Մատչելիության հղումներ

Armenian Speaker Blasts Coalition Partners Over Media Bill


By Ruzanna Stepanian
A leading member of Prime Minister Serzh Sarkisian’s Republican Party (HHK) accused its junior coalition partners Friday of dodging responsibility for a controversial government bill that could have effectively banned RFE/RL broadcasts in Armenia.

Parliament speaker Tigran Torosian charged that the Armenian Revolutionary Federation (Dashnaktsutyun) and the Prosperous Armenia Party (BHK) deliberately kept most of their deputies from taking part in a final parliament vote on the draft amendments to the laws on broadcasting and state duties.

The 131-member National Assembly lacked a single vote to make a quorum and pass the amendments in the final reading on July 3. The 40 or so BHK and Dashnaktsutyun lawmakers had overwhelmingly voted for them in the first reading a few days earlier. But only a handful of them turned up for the second-reading vote.

Both parties loyal to President Robert Kocharian have still not clearly explained the reasons for this. Their leaders have only denied speculation that they sought to discredit Sarkisian’s party in the eyes of Armenian civic groups and Western governments strongly opposed to the proposed changes.

“We must draw serious conclusions from that because partnership can not be based on such behavior,” Torosian said, accusing Dashnaktsutyun and the BHK of breaching terms of their power-sharing agreement with the HHK.

“There must be clarity. An agreement is an agreement. A coalition is a coalition. All agreements reached [by the partners] must be respected,” he told a news conference.

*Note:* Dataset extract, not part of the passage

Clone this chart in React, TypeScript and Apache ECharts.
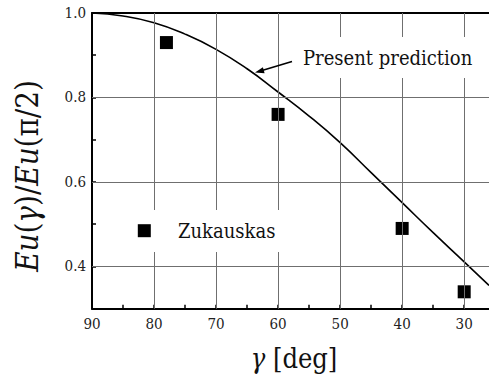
import React, { useEffect, useRef } from "react";
import * as echarts from "echarts";

const curveAngles = [90, 85, 80, 75, 70, 65, 60, 55, 50, 45, 40, 35, 30, 26];
const curveValues = [1.0, 0.993, 0.977, 0.95, 0.914, 0.868, 0.813, 0.756, 0.693, 0.622, 0.551, 0.48, 0.411, 0.355];
const zukAngles = [78, 60, 40, 30];
const zukValues = [0.93, 0.76, 0.49, 0.34];
const xLabelValues = [90, 80, 70, 60, 50, 40, 30];
const xTickValues = [90, 85, 80, 75, 70, 65, 60, 55, 50, 45, 40, 35, 30];
const xGridValues = [80, 70, 60, 50, 40, 30];
const yGridValues = [0.4, 0.6, 0.8];

const FONT = "DejaVu Serif Condensed, DejaVu Serif";

export default function App() {
  const ref = useRef<HTMLDivElement>(null);
  useEffect(() => {
    if (!ref.current) return;
    const chart = echarts.init(ref.current, null, { renderer: "svg" });
    const curve = curveAngles.map((a, i) => [a, curveValues[i]]);
    const zuk = zukAngles.map((a, i) => [a, zukValues[i]]);
    chart.setOption({
      animation: false,
      backgroundColor: "#fff",
      textStyle: { fontFamily: FONT },
      grid: { left: 92, top: 13, right: 0, height: 295.7, containLabel: false, outerBoundsMode: "none" },
      xAxis: [
        {
          type: "value",
          min: 26,
          max: 90,
          inverse: true,
          axisLine: { onZero: false, lineStyle: { color: "#000", width: 2 } },
          axisTick: { inside: true, length: 4, customValues: xTickValues, lineStyle: { color: "#000", width: 1.5 } },
          splitLine: { show: false },
          axisLabel: {
            margin: 8,
            color: "#222",
            fontFamily: FONT,
            fontSize: 15,
            customValues: xLabelValues,
          },
        },
        {
          type: "value",
          position: "top",
          min: 26,
          max: 90,
          inverse: true,
          axisLine: { onZero: false, lineStyle: { color: "#000", width: 2 } },
          axisTick: { show: false },
          axisLabel: { show: false },
          splitLine: { show: false },
        },
      ],
      yAxis: {
        type: "value",
        min: 0.3,
        max: 1.0,
        interval: 0.1,
        axisLine: { show: true, onZero: false, lineStyle: { color: "#000", width: 2 } },
        axisTick: { show: true, inside: true, length: 4, lineStyle: { color: "#000", width: 1.5 } },
        splitLine: { show: false },
        axisLabel: {
          margin: 6,
          color: "#222",
          fontFamily: FONT,
          fontSize: 15,
          formatter: (v: number) => {
            const k = Math.round(v * 10);
            return k % 2 === 0 && k >= 4 ? (k / 10).toFixed(1) : "";
          },
        },
      },
      series: [
        {
          type: "line",
          data: curve,
          smooth: 0.5,
          showSymbol: false,
          symbol: "none",
          lineStyle: { color: "#000", width: 1.6 },
          z: 3,
          markLine: {
            silent: true,
            symbol: "none",
            label: { show: false },
            lineStyle: { color: "#6f6f6f", width: 1, type: "solid" },
            data: [
              ...xGridValues.map((v) => ({ xAxis: v })),
              ...yGridValues.map((v) => ({ yAxis: v })),
            ],
          },
        },
        {
          type: "scatter",
          data: zuk,
          symbol: "rect",
          symbolSize: 13,
          itemStyle: { color: "#000", opacity: 1 },
          z: 4,
        },
      ],
      graphic: [
        { type: "rect", z: 50, shape: { x: 134, y: 210, width: 154, height: 42 }, style: { fill: "#fff" } },
        { type: "rect", z: 51, shape: { x: 137.8, y: 224.2, width: 13, height: 13 }, style: { fill: "#000" } },
        {
          type: "text", z: 51, x: 178, y: 231,
          style: { text: "Zukauskas", fontFamily: FONT, fontSize: 20, fill: "#111", verticalAlign: "middle", align: "left" },
        },
        { type: "rect", z: 50, shape: { x: 296, y: 37, width: 186, height: 41 }, style: { fill: "#fff" } },
        {
          type: "text", z: 51, x: 303, y: 58,
          style: { text: "Present prediction", fontFamily: FONT, fontSize: 20, fill: "#111", verticalAlign: "middle", align: "left" },
        },
        {
          type: "line", z: 52,
          shape: { x1: 292, y1: 61.5, x2: 262, y2: 70.5 },
          style: { stroke: "#000", lineWidth: 1.6 },
        },
        {
          type: "polygon", z: 52,
          shape: { points: [[255, 72.6], [264.6, 73.2], [262.9, 67.3]] },
          style: { fill: "#000" },
        },
        {
          type: "text", z: 51, x: 294, y: 358,
          style: {
            text: "{i|γ} [deg]",
            fontFamily: FONT, fontSize: 27, fill: "#111", align: "center", verticalAlign: "middle",
            rich: { i: { fontStyle: "italic", fontFamily: FONT, fontSize: 27, fill: "#111" } },
          },
        },
        {
          type: "text", z: 51, x: 27, y: 176, rotation: Math.PI / 2,
          style: {
            text: "{i|Eu}({i|γ})/{i|Eu}(π/2)",
            fontFamily: FONT, fontSize: 31, fill: "#111", align: "center", verticalAlign: "middle",
            rich: { i: { fontStyle: "italic", fontFamily: FONT, fontSize: 31, fill: "#111" } },
          },
        },
      ],
    });
    return () => chart.dispose();
  }, []);
  return (
    <div
      ref={ref}
      style={{ position: "absolute", left: 0, top: 0, width: 489, height: 380 }}
    />
  );
}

Torosian also condemned the HHK partners’ stance as hypocritical, saying that none of them supports continued retransmission of RFE/RL’s Armenian-language programs by state radio. “I must say that there are no grounds whatsoever to think that those who were absent [from the parliament vote] wanted Radio Liberty to continue its broadcasts, while those present [at the vote] were against that,” he said.

Torosian pointed in that regard to statements on the issue made by Dashnaktsutyun leaders. One of them, Hrant Markarian, said last week the fact that Armenian Public Radio re-broadcasts foreign news programs is deeply offensive to his “national dignity.”

Meanwhile, the future of RFE/RL broadcasts, which still hangs in the balance despite the collapse of the government bill, was high on the agenda of a meeting on Thursday between Sarkisian and Rudolf Perina, the newly appointed U.S. charge d’affaires in Armenia. Sarkisian was quoted by his press office as assuring Perina that his government is not intent on restricting or banning those broadcasts.